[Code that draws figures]
───

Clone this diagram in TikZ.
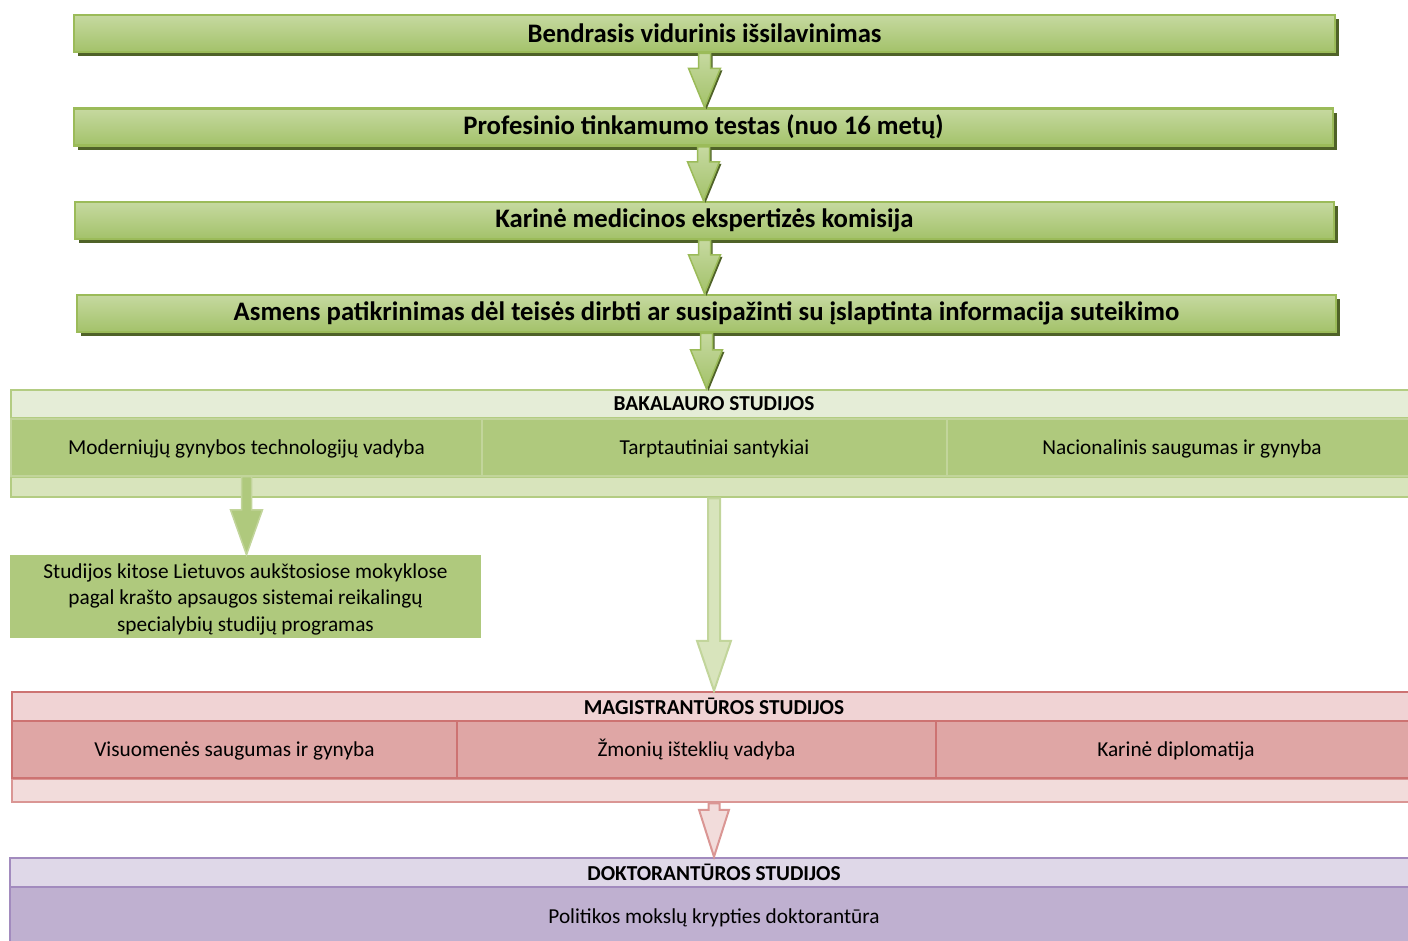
\documentclass[tikz,border=0pt]{standalone}
\usepackage{fontspec}
\setmainfont{Carlito}
\usetikzlibrary{calc,shadows}

\definecolor{gborder}{HTML}{9BBB59}
\definecolor{gtop}{HTML}{C6D9A0}
\definecolor{gbot}{HTML}{A3C26A}
\definecolor{gshadow}{HTML}{4F6228}
\definecolor{bakline}{HTML}{B3CC82}
\definecolor{bakheadfill}{HTML}{E5EDD7}
\definecolor{bakcellfill}{HTML}{AFC97D}
\definecolor{bakcellline}{HTML}{C2D59B}
\definecolor{bakfootfill}{HTML}{D8E4BC}
\definecolor{magline}{HTML}{CD7372}
\definecolor{magheadfill}{HTML}{F0D3D4}
\definecolor{magcellfill}{HTML}{DFA6A5}
\definecolor{magfootfill}{HTML}{F2DCDB}
\definecolor{magfootline}{HTML}{DA9694}
\definecolor{dokline}{HTML}{A28BBE}
\definecolor{dokheadfill}{HTML}{DFD8E8}
\definecolor{dokcellfill}{HTML}{BFB0D0}

\newcommand{\bodyfont}{\fontsize{21.3}{26.5}\selectfont}

% block arrow pointing down: style, from, to, shaft half width, head half width, head length
\newcommand{\blockdown}[6]{%
  \path[#1] let \p1=(#2), \p2=(#3) in
    (\x1-#4pt,\y1) -- (\x1-#4pt,\y2+#6pt) -- (\x1-#5pt,\y2+#6pt) -- (\x1,\y2)
    -- (\x1+#5pt,\y2+#6pt) -- (\x1+#4pt,\y2+#6pt) -- (\x1+#4pt,\y1) -- cycle;
}

\tikzset{
  topbox/.style={draw=gborder, line width=2.5pt, top color=gtop, bottom color=gbot,
    drop shadow={shadow xshift=4pt, shadow yshift=-4pt, fill=gshadow, opacity=1},
    minimum height=37pt, inner sep=0pt, text=black,
    font=\fontsize{26.7}{32}\selectfont\bfseries},
  toparrow/.style={draw=gborder, line width=1.5pt, top color=gtop, bottom color=gbot,
    drop shadow={shadow xshift=2pt, shadow yshift=-2pt, fill=gshadow, opacity=1}},
  headbox/.style={line width=2.5pt, inner sep=0pt, minimum height=28pt,
    font=\bodyfont\bfseries},
  cellbox/.style={line width=2pt, inner sep=0pt, minimum height=57pt, font=\bodyfont,
    text height=18.5pt, text depth=4.5pt},
  footbox/.style={line width=2.5pt, inner sep=0pt},
}

\begin{document}
\begin{tikzpicture}[x=1pt, y=-1pt]
  \useasboundingbox (0,0) rectangle (1408,940);
  \clip (0,0) rectangle (1408,940);

  % Entry steps
  \node[topbox, minimum width=1261pt] (vid) at (704.5,33.5) {Bendrasis vidurinis išsilavinimas};
  \node[topbox, minimum width=1259pt] (prof) at (703.5,127) {Profesinio tinkamumo testas (nuo 16 metų)};
  \node[topbox, minimum width=1259pt] (kmek) at (704.5,220.5) {Karinė medicinos ekspertizės komisija};
  \node[topbox, minimum width=1259pt] (asm) at (706.5,313.5) {Asmens patikrinimas dėl teisės dirbti ar susipažinti su įslaptinta informacija suteikimo};

  \blockdown{toparrow}{vid.south}{prof.north}{6}{16}{39}
  \blockdown{toparrow}{prof.south}{kmek.north}{6}{16}{39}
  \blockdown{toparrow}{kmek.south}{asm.north}{6}{16}{39}

  % Bakalauro studijos
  \node[headbox, draw=bakline, fill=bakheadfill, minimum width=1406pt] (bakhead) at (714,404) {BAKALAURO STUDIJOS};
  \node[footbox, draw=bakline, fill=bakfootfill, minimum width=1406pt, minimum height=20pt] (bakfoot) at (714,487) {};
  \node[cellbox, draw=bakcellline, fill=bakcellfill, minimum width=471pt] (bakA) at (246.5,447) {Moderniųjų gynybos technologijų vadyba};
  \node[cellbox, draw=bakcellline, fill=bakcellfill, minimum width=465pt] (bakB) at (714.5,447) {Tarptautiniai santykiai};
  \node[cellbox, draw=bakcellline, fill=bakcellfill, minimum width=470pt] (bakC) at (1182,447) {Nacionalinis saugumas ir gynyba};

  \blockdown{toparrow}{asm.south}{bakhead.north}{6}{16}{39}

  % Studijos kitose mokyklose
  \node[fill=bakcellfill, minimum width=471pt, minimum height=83pt, inner sep=0pt,
    font=\bodyfont, align=center, text height=74pt, text depth=4.5pt] (kitos) at (245.5,596.5)
    {Studijos kitose Lietuvos aukštosiose mokyklose\\pagal krašto apsaugos sistemai reikalingų\\specialybių studijų programas};
  \blockdown{draw=bakcellline, line width=1.5pt, fill=bakcellfill}{bakA.south}{kitos.north}{5}{16}{45}

  % Magistrantūros studijos
  \node[headbox, draw=magline, fill=magheadfill, minimum width=1404pt, minimum height=29pt] (maghead) at (714,706.5) {MAGISTRANTŪROS STUDIJOS};
  \node[footbox, draw=magfootline, fill=magfootfill, minimum width=1404pt, minimum height=23pt] (magfoot) at (714,790.5) {};
  \node[cellbox, draw=magline, fill=magcellfill, minimum width=445pt] (magA) at (234.5,749.5) {Visuomenės saugumas ir gynyba};
  \node[cellbox, draw=magline, fill=magcellfill, minimum width=479pt] (magB) at (696.5,749.5) {Žmonių išteklių vadyba};
  \node[cellbox, draw=magline, fill=magcellfill, minimum width=480pt] (magC) at (1176,749.5) {Karinė diplomatija};

  \blockdown{draw=bakcellline, line width=2pt, fill=bakfootfill}{bakfoot.south}{maghead.north}{6}{17}{50}

  % Doktorantūros studijos
  \node[headbox, draw=dokline, fill=dokheadfill, minimum width=1408pt, minimum height=29pt] (dokhead) at (714,872.5) {DOKTORANTŪROS STUDIJOS};
  \node[cellbox, draw=dokline, fill=dokcellfill, minimum width=1408pt, minimum height=58pt] (dokA) at (714,916) {Politikos mokslų krypties doktorantūra};

  \blockdown{draw=magfootline, line width=2pt, fill=magfootfill}{magfoot.south}{dokhead.north}{5.5}{15}{47}
\end{tikzpicture}
\end{document}
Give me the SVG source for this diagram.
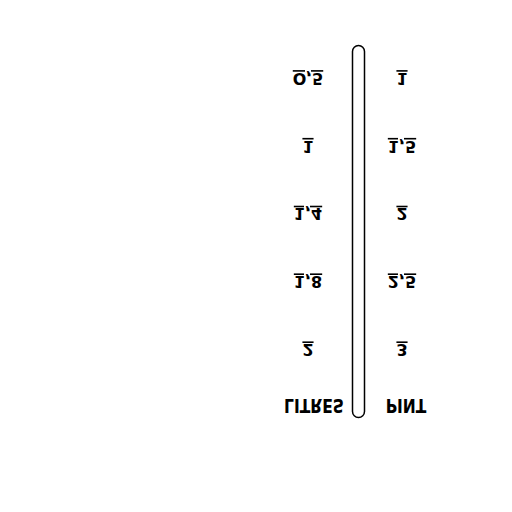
<svg xmlns="http://www.w3.org/2000/svg" width="512" height="512" viewBox="0 0 512 512">
<style>
.t{font-family:"DejaVu Sans",Verdana,sans-serif;font-weight:bold;font-size:16px;fill:#000;text-anchor:middle}
.u{text-decoration:underline}
.h{font-size:15.5px}
</style>
<rect width="512" height="512" fill="#fff"/>
<g id="tube"><rect x="352.5" y="45.5" width="12" height="372" rx="6" fill="none" stroke="#000" stroke-width="1.5"/></g>
<g id="labels" transform="matrix(1,0,0,-1,0,512)">
<g id="left">
<text class="t u" x="308" y="439.3">O,5</text>
<text class="t u" x="308" y="371.5">1</text>
<text class="t u" x="308" y="303.7">1,4</text>
<text class="t u" x="308" y="236">1,8</text>
<text class="t u" x="308" y="168">2</text>
<text class="t h" transform="translate(314,113) scale(1,1.3)" x="0" y="0">LITRES</text>
</g>
<g id="right">
<text class="t u" x="402" y="439.3">1</text>
<text class="t u" x="402" y="371.5">1,5</text>
<text class="t u" x="402" y="303.7">2</text>
<text class="t u" x="402" y="236">2,5</text>
<text class="t u" x="402" y="168">3</text>
<text class="t h" transform="translate(406,113) scale(1,1.3)" x="0" y="0">PINT</text>
</g>
</g>
</svg>
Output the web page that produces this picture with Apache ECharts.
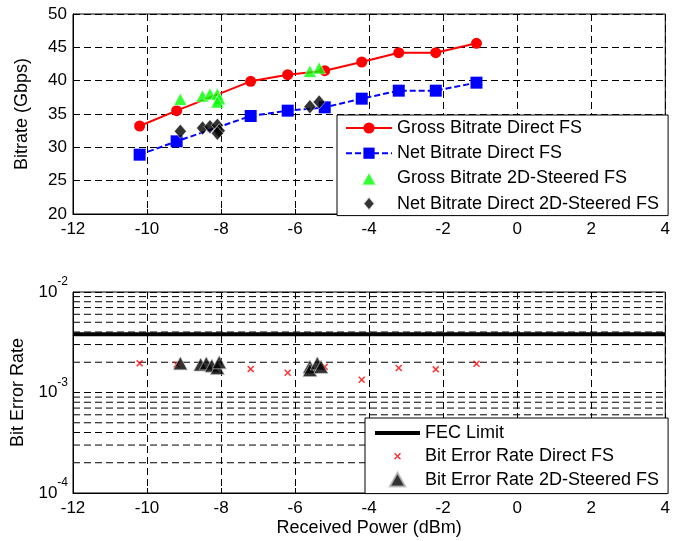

───

EXERCISE GOAL -> Repeat the preceding records precisely, and leave every picture out of the copy.

EXERCISE RESPONSE ->
Clone this diagram in TikZ.
\documentclass[tikz,border=0pt]{standalone}
\usepackage{fontspec}
\setmainfont{Carlito}
\usetikzlibrary{calc,shadows}

\definecolor{gborder}{HTML}{9BBB59}
\definecolor{gtop}{HTML}{C6D9A0}
\definecolor{gbot}{HTML}{A3C26A}
\definecolor{gshadow}{HTML}{4F6228}
\definecolor{bakline}{HTML}{B3CC82}
\definecolor{bakheadfill}{HTML}{E5EDD7}
\definecolor{bakcellfill}{HTML}{AFC97D}
\definecolor{bakcellline}{HTML}{C2D59B}
\definecolor{bakfootfill}{HTML}{D8E4BC}
\definecolor{magline}{HTML}{CD7372}
\definecolor{magheadfill}{HTML}{F0D3D4}
\definecolor{magcellfill}{HTML}{DFA6A5}
\definecolor{magfootfill}{HTML}{F2DCDB}
\definecolor{magfootline}{HTML}{DA9694}
\definecolor{dokline}{HTML}{A28BBE}
\definecolor{dokheadfill}{HTML}{DFD8E8}
\definecolor{dokcellfill}{HTML}{BFB0D0}

\newcommand{\bodyfont}{\fontsize{21.3}{26.5}\selectfont}

% block arrow pointing down: style, from, to, shaft half width, head half width, head length
\newcommand{\blockdown}[6]{%
  \path[#1] let \p1=(#2), \p2=(#3) in
    (\x1-#4pt,\y1) -- (\x1-#4pt,\y2+#6pt) -- (\x1-#5pt,\y2+#6pt) -- (\x1,\y2)
    -- (\x1+#5pt,\y2+#6pt) -- (\x1+#4pt,\y2+#6pt) -- (\x1+#4pt,\y1) -- cycle;
}

\tikzset{
  topbox/.style={draw=gborder, line width=2.5pt, top color=gtop, bottom color=gbot,
    drop shadow={shadow xshift=4pt, shadow yshift=-4pt, fill=gshadow, opacity=1},
    minimum height=37pt, inner sep=0pt, text=black,
    font=\fontsize{26.7}{32}\selectfont\bfseries},
  toparrow/.style={draw=gborder, line width=1.5pt, top color=gtop, bottom color=gbot,
    drop shadow={shadow xshift=2pt, shadow yshift=-2pt, fill=gshadow, opacity=1}},
  headbox/.style={line width=2.5pt, inner sep=0pt, minimum height=28pt,
    font=\bodyfont\bfseries},
  cellbox/.style={line width=2pt, inner sep=0pt, minimum height=57pt, font=\bodyfont,
    text height=18.5pt, text depth=4.5pt},
  footbox/.style={line width=2.5pt, inner sep=0pt},
}

\begin{document}
\begin{tikzpicture}[x=1pt, y=-1pt]
  \useasboundingbox (0,0) rectangle (1408,940);
  \clip (0,0) rectangle (1408,940);

  % Entry steps
  \node[topbox, minimum width=1261pt] (vid) at (704.5,33.5) {Bendrasis vidurinis išsilavinimas};
  \node[topbox, minimum width=1259pt] (prof) at (703.5,127) {Profesinio tinkamumo testas (nuo 16 metų)};
  \node[topbox, minimum width=1259pt] (kmek) at (704.5,220.5) {Karinė medicinos ekspertizės komisija};
  \node[topbox, minimum width=1259pt] (asm) at (706.5,313.5) {Asmens patikrinimas dėl teisės dirbti ar susipažinti su įslaptinta informacija suteikimo};

  \blockdown{toparrow}{vid.south}{prof.north}{6}{16}{39}
  \blockdown{toparrow}{prof.south}{kmek.north}{6}{16}{39}
  \blockdown{toparrow}{kmek.south}{asm.north}{6}{16}{39}

  % Bakalauro studijos
  \node[headbox, draw=bakline, fill=bakheadfill, minimum width=1406pt] (bakhead) at (714,404) {BAKALAURO STUDIJOS};
  \node[footbox, draw=bakline, fill=bakfootfill, minimum width=1406pt, minimum height=20pt] (bakfoot) at (714,487) {};
  \node[cellbox, draw=bakcellline, fill=bakcellfill, minimum width=471pt] (bakA) at (246.5,447) {Moderniųjų gynybos technologijų vadyba};
  \node[cellbox, draw=bakcellline, fill=bakcellfill, minimum width=465pt] (bakB) at (714.5,447) {Tarptautiniai santykiai};
  \node[cellbox, draw=bakcellline, fill=bakcellfill, minimum width=470pt] (bakC) at (1182,447) {Nacionalinis saugumas ir gynyba};

  \blockdown{toparrow}{asm.south}{bakhead.north}{6}{16}{39}

  % Studijos kitose mokyklose
  \node[fill=bakcellfill, minimum width=471pt, minimum height=83pt, inner sep=0pt,
    font=\bodyfont, align=center, text height=74pt, text depth=4.5pt] (kitos) at (245.5,596.5)
    {Studijos kitose Lietuvos aukštosiose mokyklose\\pagal krašto apsaugos sistemai reikalingų\\specialybių studijų programas};
  \blockdown{draw=bakcellline, line width=1.5pt, fill=bakcellfill}{bakA.south}{kitos.north}{5}{16}{45}

  % Magistrantūros studijos
  \node[headbox, draw=magline, fill=magheadfill, minimum width=1404pt, minimum height=29pt] (maghead) at (714,706.5) {MAGISTRANTŪROS STUDIJOS};
  \node[footbox, draw=magfootline, fill=magfootfill, minimum width=1404pt, minimum height=23pt] (magfoot) at (714,790.5) {};
  \node[cellbox, draw=magline, fill=magcellfill, minimum width=445pt] (magA) at (234.5,749.5) {Visuomenės saugumas ir gynyba};
  \node[cellbox, draw=magline, fill=magcellfill, minimum width=479pt] (magB) at (696.5,749.5) {Žmonių išteklių vadyba};
  \node[cellbox, draw=magline, fill=magcellfill, minimum width=480pt] (magC) at (1176,749.5) {Karinė diplomatija};

  \blockdown{draw=bakcellline, line width=2pt, fill=bakfootfill}{bakfoot.south}{maghead.north}{6}{17}{50}

  % Doktorantūros studijos
  \node[headbox, draw=dokline, fill=dokheadfill, minimum width=1408pt, minimum height=29pt] (dokhead) at (714,872.5) {DOKTORANTŪROS STUDIJOS};
  \node[cellbox, draw=dokline, fill=dokcellfill, minimum width=1408pt, minimum height=58pt] (dokA) at (714,916) {Politikos mokslų krypties doktorantūra};

  \blockdown{draw=magfootline, line width=2pt, fill=magfootfill}{magfoot.south}{dokhead.north}{5.5}{15}{47}
\end{tikzpicture}
\end{document}
Give me the SVG source for this diagram.
<svg xmlns="http://www.w3.org/2000/svg" width="512" height="512" viewBox="0 0 512 512">
<style>
.t{font-family:"DejaVu Sans",Verdana,sans-serif;font-weight:bold;font-size:16px;fill:#000;text-anchor:middle}
.u{text-decoration:underline}
.h{font-size:15.5px}
</style>
<rect width="512" height="512" fill="#fff"/>
<g id="tube"><rect x="352.5" y="45.5" width="12" height="372" rx="6" fill="none" stroke="#000" stroke-width="1.5"/></g>
<g id="labels" transform="matrix(1,0,0,-1,0,512)">
<g id="left">
<text class="t u" x="308" y="439.3">O,5</text>
<text class="t u" x="308" y="371.5">1</text>
<text class="t u" x="308" y="303.7">1,4</text>
<text class="t u" x="308" y="236">1,8</text>
<text class="t u" x="308" y="168">2</text>
<text class="t h" transform="translate(314,113) scale(1,1.3)" x="0" y="0">LITRES</text>
</g>
<g id="right">
<text class="t u" x="402" y="439.3">1</text>
<text class="t u" x="402" y="371.5">1,5</text>
<text class="t u" x="402" y="303.7">2</text>
<text class="t u" x="402" y="236">2,5</text>
<text class="t u" x="402" y="168">3</text>
<text class="t h" transform="translate(406,113) scale(1,1.3)" x="0" y="0">PINT</text>
</g>
</g>
</svg>
Output the web page that produces this picture with Apache ECharts.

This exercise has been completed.